=== Given information ===

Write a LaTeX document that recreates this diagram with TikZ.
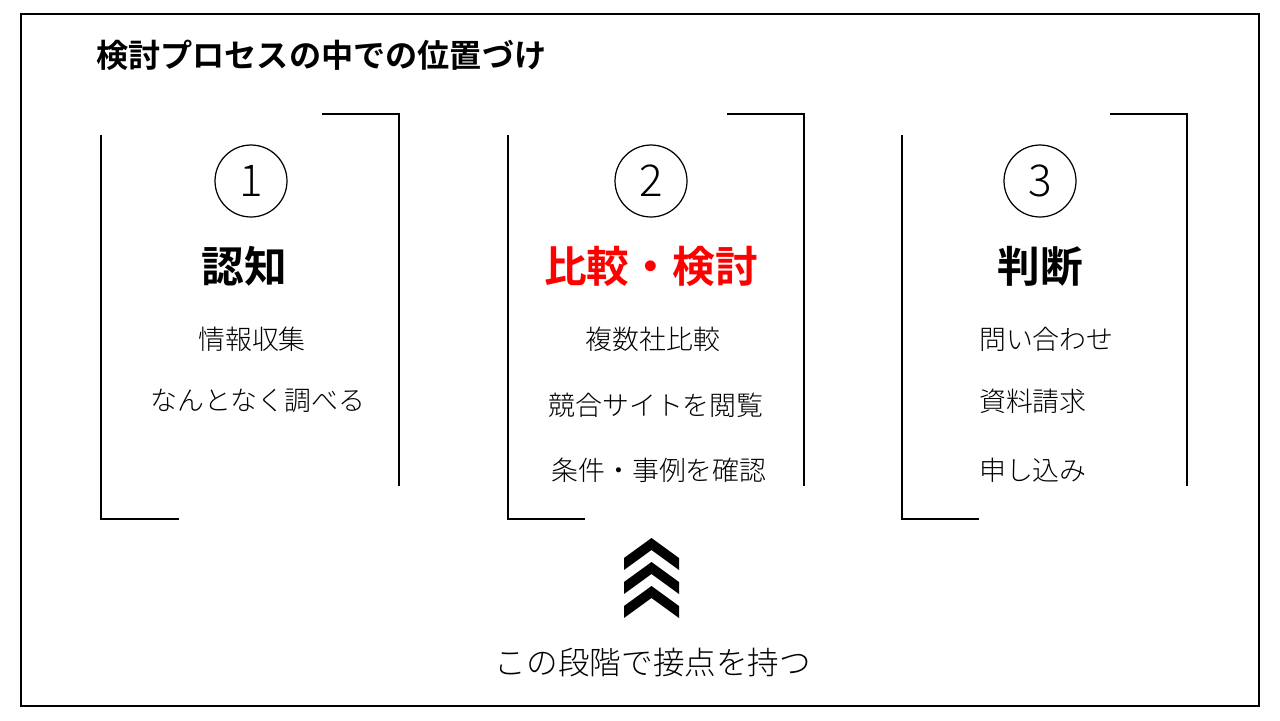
\documentclass[tikz,border=0pt]{standalone}
\usepackage{fontspec}
\setmainfont{Noto Sans CJK JP Light}
\newfontfamily\jpbold{Noto Sans CJK JP Bold}
\begin{document}
\begin{tikzpicture}[x=0.02cm, y=-0.02cm]
\tikzset{numnoeud/.style={draw, circle, line width=0.7pt, minimum size=1.44cm, inner sep=0pt, font=\fontsize{25}{25}\selectfont},
  titre/.style={font=\jpbold\fontsize{24.3}{26}\selectfont},
  item/.style={font=\fontsize{15.3}{17}\selectfont},
  crochet/.style={line width=0.6pt}}
\useasboundingbox (0,0) rectangle (1280,720);
\draw[line width=0.6pt] (21,14) rectangle (1259,706);
\node[font=\jpbold\fontsize{18.3}{20}\selectfont, anchor=west] (Titre) at (90,55) {検討プロセスの中での位置づけ};
% brackets
\draw[crochet] (101,135) -- (101,519) -- (179,519);
\draw[crochet] (322,114) -- (399,114) -- (399,486);
\draw[crochet] (508,135) -- (508,519) -- (585,519);
\draw[crochet] (727,114) -- (804,114) -- (804,486);
\draw[crochet] (902,135) -- (902,519) -- (979,519);
\draw[crochet] (1110,114) -- (1187,114) -- (1187,486);
% stages
\node[numnoeud] (N1) at (251,181) {1};
\node[numnoeud] (N2) at (651,181) {2};
\node[numnoeud] (N3) at (1040,181) {3};
\node[titre] (T1) at (244,266) {認知};
\node[titre, text=red] (T2) at (651,266) {比較・検討};
\node[titre] (T3) at (1040,266) {判断};
\node[item] (A1) at (252,339) {情報収集};
\node[item] (A2) at (258,401) {なんとなく調べる};
\node[item] (B1) at (653,339) {複数社比較};
\node[item] (B2) at (656,405) {競合サイトを閲覧};
\node[item] (B3) at (659,470) {条件・事例を確認};
\node[item, anchor=west] (C1) at (973,339) {問い合わせ};
\node[item, anchor=west] (C2) at (973,401) {資料請求};
\node[item, anchor=west] (C3) at (973,470) {申し込み};
% chevrons
\foreach \d in {0,24,48}
  \fill (624,558+\d) -- (651.5,538+\d) -- (679,558+\d) -- (679,570+\d) -- (651.5,550+\d) -- (624,570+\d) -- cycle;
\node[font=\fontsize{18}{20}\selectfont] (Bas) at (653,662) {この段階で接点を持つ};
\end{tikzpicture}
\end{document}
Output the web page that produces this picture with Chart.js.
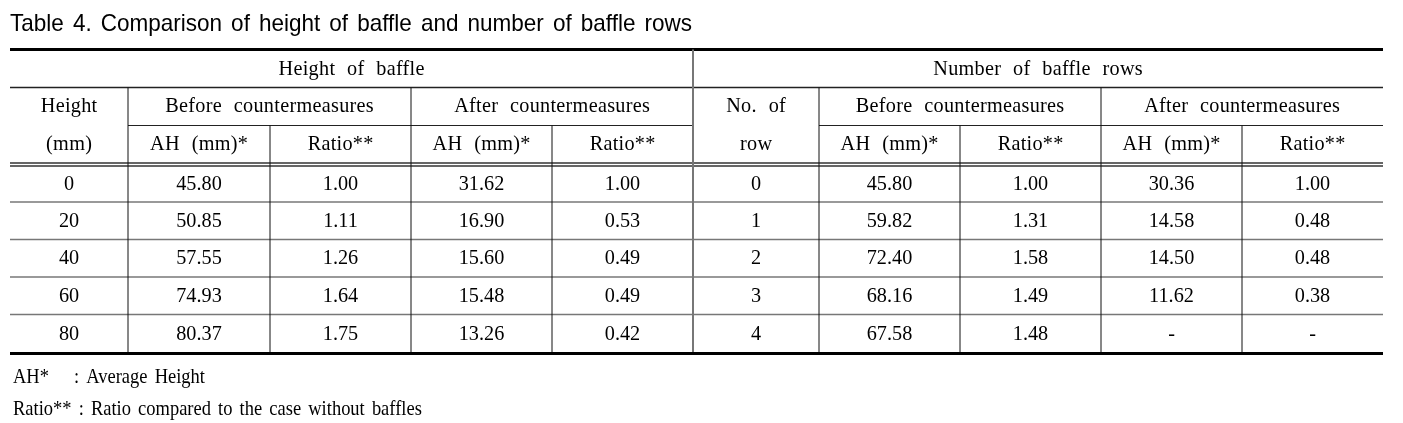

===

§ What is being asked
Return each line from the material above exactly, but not the pictures.

§ Solved exercise
Write a LaTeX document that recreates this diagram with TikZ.
\documentclass[tikz,border=0pt]{standalone}
\usepackage{fontspec}
\setmainfont{Noto Sans CJK JP Light}
\newfontfamily\jpbold{Noto Sans CJK JP Bold}
\begin{document}
\begin{tikzpicture}[x=0.02cm, y=-0.02cm]
\tikzset{numnoeud/.style={draw, circle, line width=0.7pt, minimum size=1.44cm, inner sep=0pt, font=\fontsize{25}{25}\selectfont},
  titre/.style={font=\jpbold\fontsize{24.3}{26}\selectfont},
  item/.style={font=\fontsize{15.3}{17}\selectfont},
  crochet/.style={line width=0.6pt}}
\useasboundingbox (0,0) rectangle (1280,720);
\draw[line width=0.6pt] (21,14) rectangle (1259,706);
\node[font=\jpbold\fontsize{18.3}{20}\selectfont, anchor=west] (Titre) at (90,55) {検討プロセスの中での位置づけ};
% brackets
\draw[crochet] (101,135) -- (101,519) -- (179,519);
\draw[crochet] (322,114) -- (399,114) -- (399,486);
\draw[crochet] (508,135) -- (508,519) -- (585,519);
\draw[crochet] (727,114) -- (804,114) -- (804,486);
\draw[crochet] (902,135) -- (902,519) -- (979,519);
\draw[crochet] (1110,114) -- (1187,114) -- (1187,486);
% stages
\node[numnoeud] (N1) at (251,181) {1};
\node[numnoeud] (N2) at (651,181) {2};
\node[numnoeud] (N3) at (1040,181) {3};
\node[titre] (T1) at (244,266) {認知};
\node[titre, text=red] (T2) at (651,266) {比較・検討};
\node[titre] (T3) at (1040,266) {判断};
\node[item] (A1) at (252,339) {情報収集};
\node[item] (A2) at (258,401) {なんとなく調べる};
\node[item] (B1) at (653,339) {複数社比較};
\node[item] (B2) at (656,405) {競合サイトを閲覧};
\node[item] (B3) at (659,470) {条件・事例を確認};
\node[item, anchor=west] (C1) at (973,339) {問い合わせ};
\node[item, anchor=west] (C2) at (973,401) {資料請求};
\node[item, anchor=west] (C3) at (973,470) {申し込み};
% chevrons
\foreach \d in {0,24,48}
  \fill (624,558+\d) -- (651.5,538+\d) -- (679,558+\d) -- (679,570+\d) -- (651.5,550+\d) -- (624,570+\d) -- cycle;
\node[font=\fontsize{18}{20}\selectfont] (Bas) at (653,662) {この段階で接点を持つ};
\end{tikzpicture}
\end{document}
Output the web page that produces this picture with Chart.js.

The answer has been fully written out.